The Life of a Farmer’s Wife

“Women in agriculture either inherited the life or married into it,” says Sherry Strebe Saylor ’72. In 1973, she wed a third-generation farmer in Arizona and ended up falling in love with farming. She connected with the American Farm Bureau at the local level to find support and a community as a young wife newto agriculture, and her involvement has deepened throughout the years. Today, she serves on the national board (one of two women out of 25 members) and chairs the Women’s Leadership Committee.

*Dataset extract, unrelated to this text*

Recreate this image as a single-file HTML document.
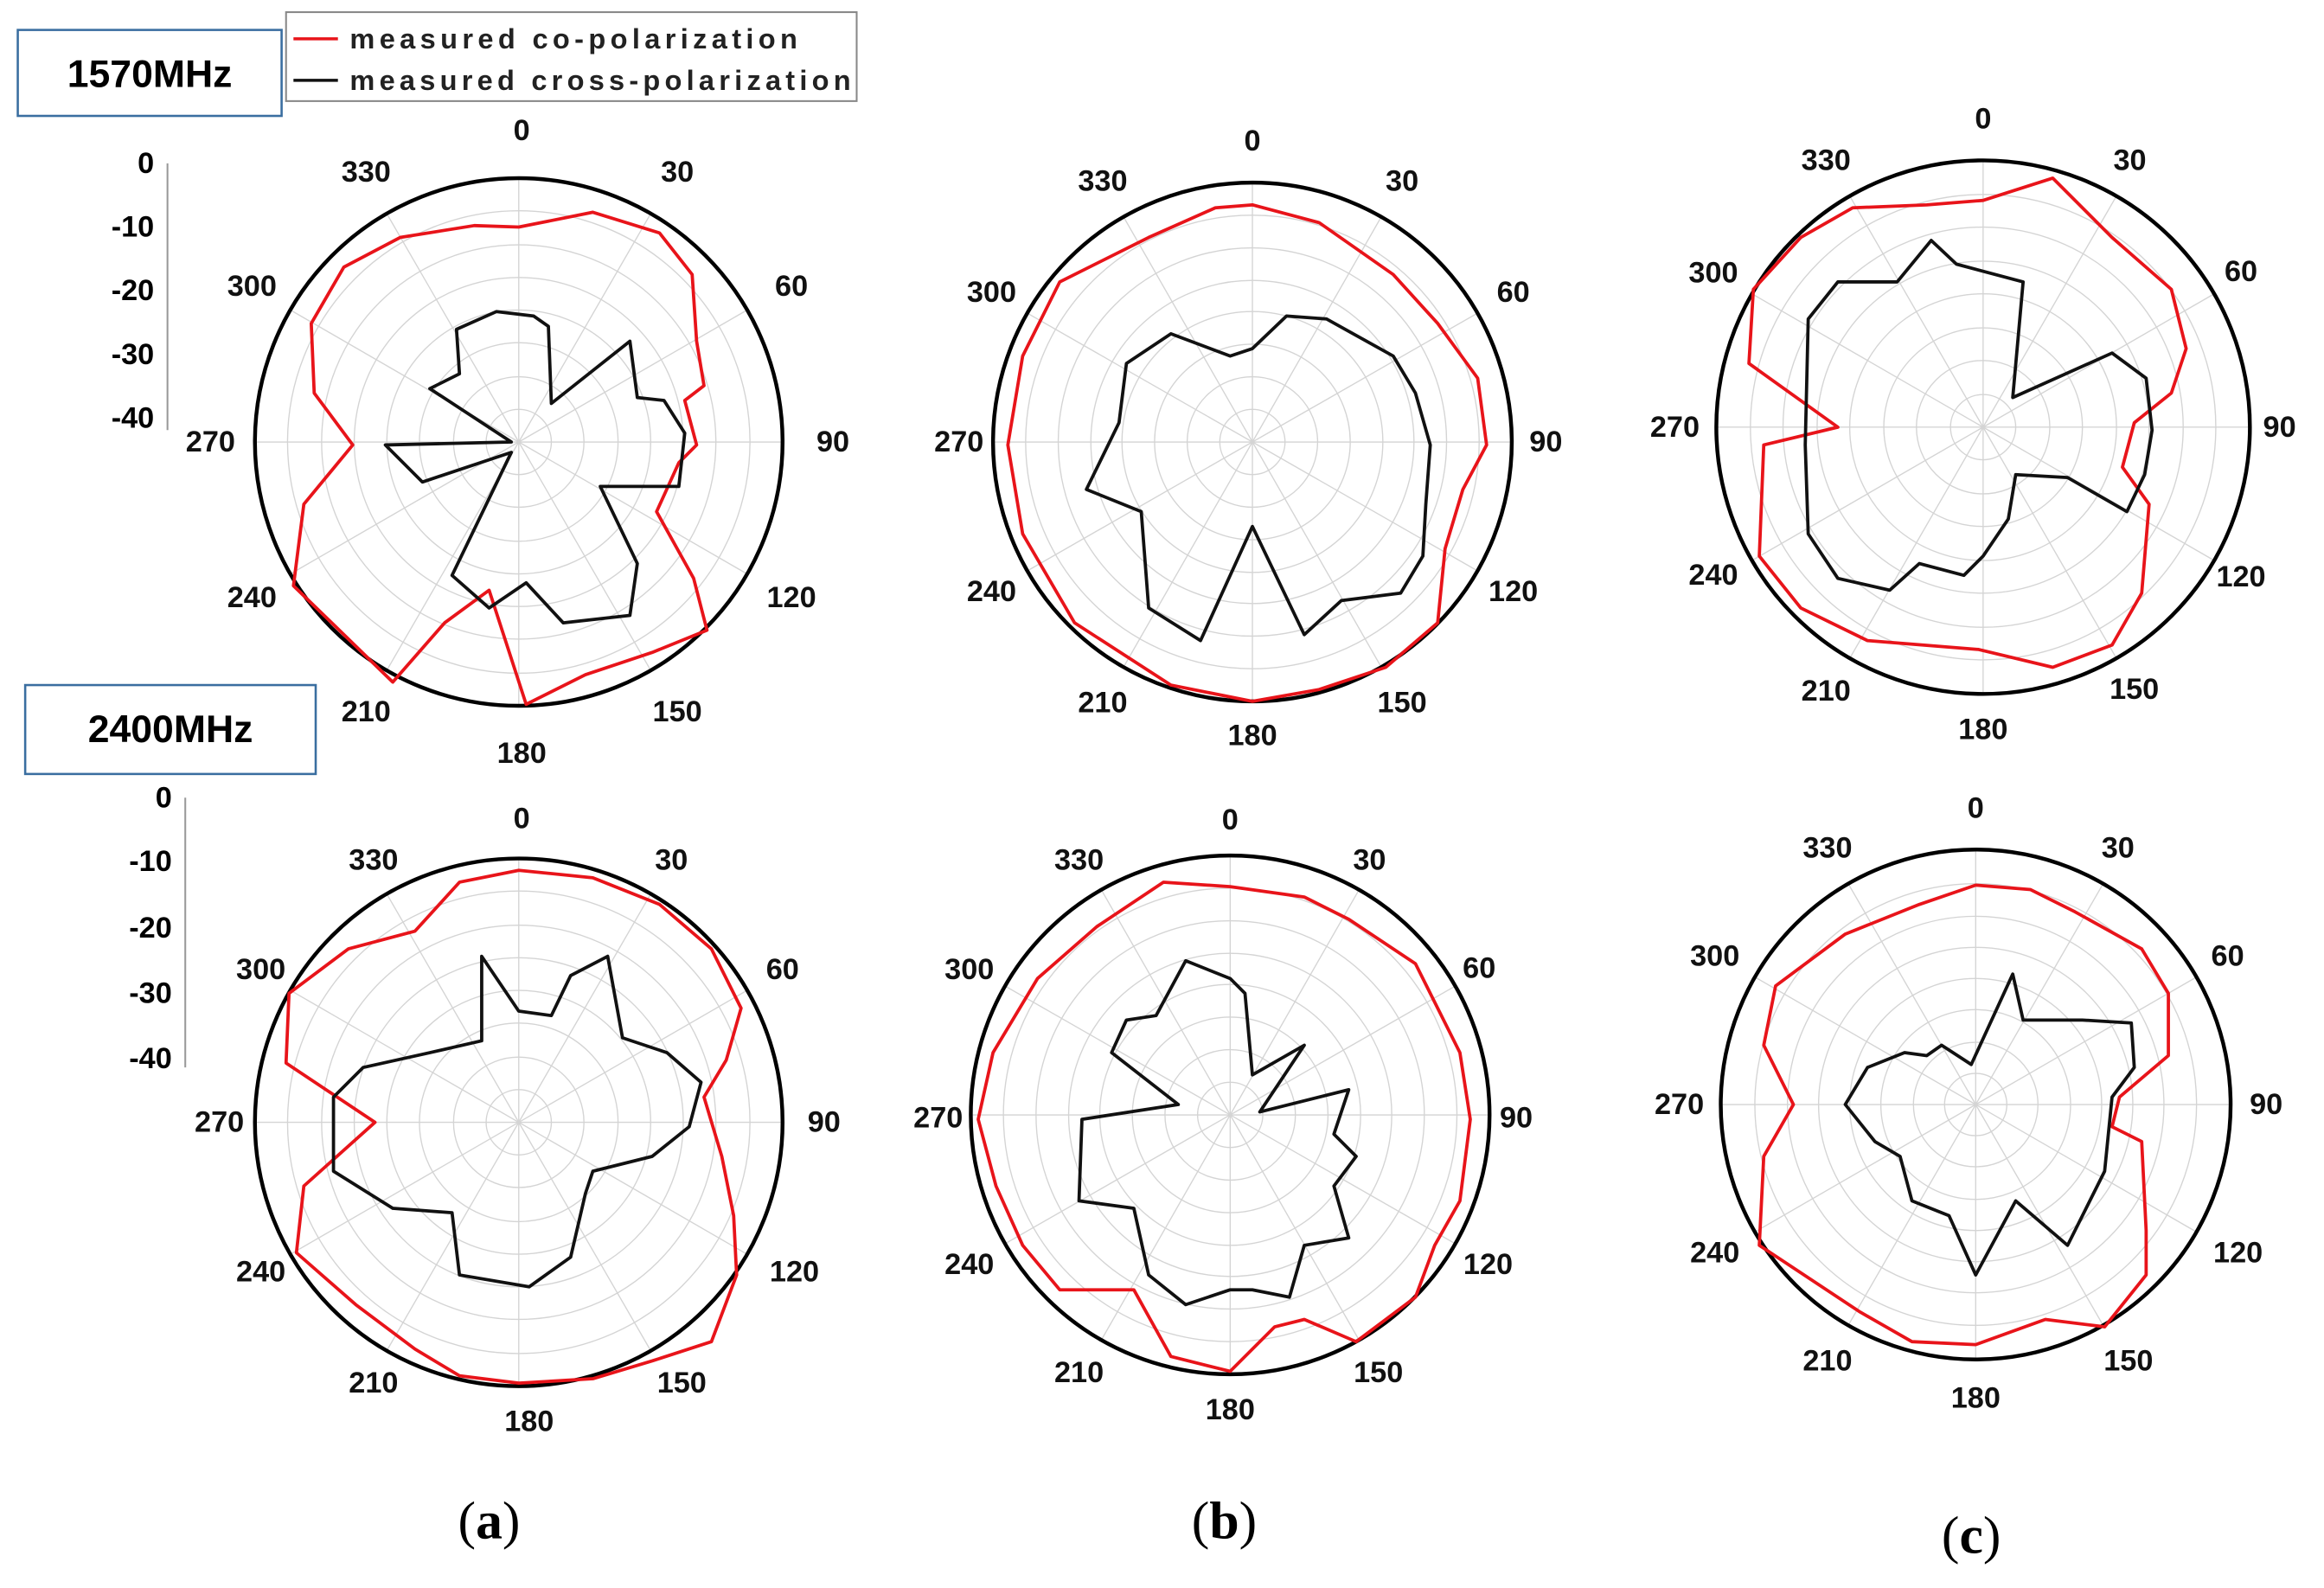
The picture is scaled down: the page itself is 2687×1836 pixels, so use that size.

Sherry travels a lot for the bureau and speaks about agriculture. “People want to know where their food comes from, and we want to be transparent about it,” she says. “Most don’t know a single farmer.” She talks proudly about the high quality of American agri- culture, the safest and most affordable in the world. She enjoys debunking myths. Families own 97 percent of farms, and agriculture has turned high-tech with the green revolution, driverless tractors, drones and soil testing. Farmers don’t drench their fields with chemicals; it costs too much and hurts the soil. Integrated pest management uses good bugs to eat bad bugs and relies less on com- mercial pesticides. One farmer feeds 168 people; few receive subsidies.

Through the Women’s Leadership Committee, Sherry reaches out to women—a growing sector in agriculture—and teaches them leadership and communication skills so they can tell their stories and be advocates for farming. “We’re geared to motivating our members to be more engaged with consumers,” she says.

Like most of her peers, Sherry works off the farm. She has spent more than 30 years as a counselor at Buckeye Elementary School, serving mostly low-income students. “I love my students,” she says. “They’re great—they just need a little encouragement. It’s fun to develop relationships with families; I’m on my second generation.”

Sherry grew up in Columbia, South Carolina, where her father taught at the university. Her parents urged her to attend a Christian college, and Westmont—and Santa Barbara—intrigued her. “I wanted to be an independent girl,” she said. “Westmont taught me to think and look at things from a different perspective. It really solidified my faith. Going to chapel and interacting with professors were powerful experiences that gave me a chance to form my own faith and be authentic in how I live it out.” She majored in sociology and education and enrolled in the first Urban Program. She also traveled to Europe with a professor and fellow education students.

Today the Saylors raise alfalfa on 80 acres to feed cows at large dairies nearby. In the past, they grew cotton, alfalfa, barley and durum wheat on as many as 800 acres. Their children grew up working on the farm. Their son and his wife both teach, their daughter is a worship leader and her husband directs the Arizona Power Authority. Their four grandchildren love to visit the farm.

Sherry builds her talks around the four things most important to her: faith, farming, family and friendship. “I love sharing my story and what farming means to me,” she says.